The modest exterior of the Cooke & Kelvey showroom at Connaught Place stands in sharp contrast to the boastfulness betrayed by the owners of its legendary clocks. Mr. T S Chatterjee, the showroom’s manager for 30 years, remembers his appointment with Rajiv Gandhi. When asked for time, he checked his wrist watch and said, “quarter to nine, Cook & Kelvey time.”
Founded by Robert Thomas Cooke and Charles Kelvey in Calcutta a year after the first war of independence, the establishment was the final word in elegance. No colonial household was considered tasteful without its silverware cutlery. Its silver caskets were presented to the Prince of Wales during his Calcutta trip in 1875. Nurtured by seven successive owners before finally passing into the ‘native’ hands of the Khemka family in 1946, the passion for quality remains unchanged.
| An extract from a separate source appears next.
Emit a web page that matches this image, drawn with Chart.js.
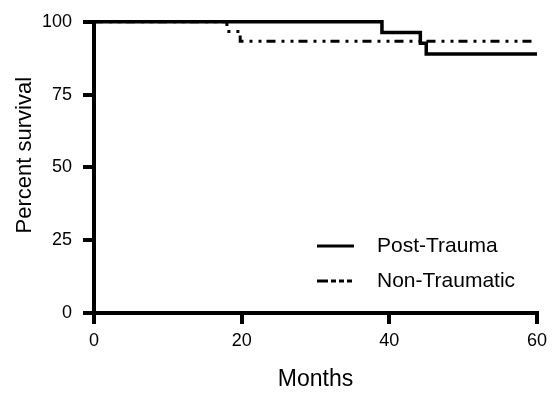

Each year around 80 artists, most having picked the craft from fathers and grand-fathers, delicately temper more than thousand kilograms of silver into intricate designs in a Kolkata workshop. The perfection hushes the visitors to speechlessness. Be it the 6-armed candle stand with a lady standing on malachite stone, or a fruit bowl balanced on the backs of three elephants, or the festive Aarti Thali with exquisite blue-and-white enamel work.
“We are proud of this cutlery box,” Mr. Chatterjee said as he opened a large Burma teakwood chest (with mother-of-pearl inlay work). Inside its blue velvety comfort were arrayed 132 glittering silvers. Except the England-made knifes, everything was handcrafted in Kolkata. “Only Rs 5.5 lakhs,” said Mr. Chatterjee. Bargain price for a king!
It is logical that one of the oldest patrons is a former Maharaja, Karna Singh of Kashmir. Sharmila Tagore, from the house of Pataudi, likes to shop for photo-frames. Before leaving for the Dhaka SAARC summit, Prime Minister Manmohan Singh purchased few artifacts as gifts for heads-of-state. Recently silver trophies were delivered to the Chief of Army Staff. “Chief Minister Sheila Dikhit knows me by name,” Mr. Chatterjee gushed.
However, ‘commoners’ need not feel ignored. “Our range begins from Rs 1000,” Mr. Chatterjee said as he lovingly pointed to a tea-and-coffee set priced over Rs 1 lakh. We both gazed at it with silent admiration till distracted by an equally stunning twisted paper cutter – just Rs 2750!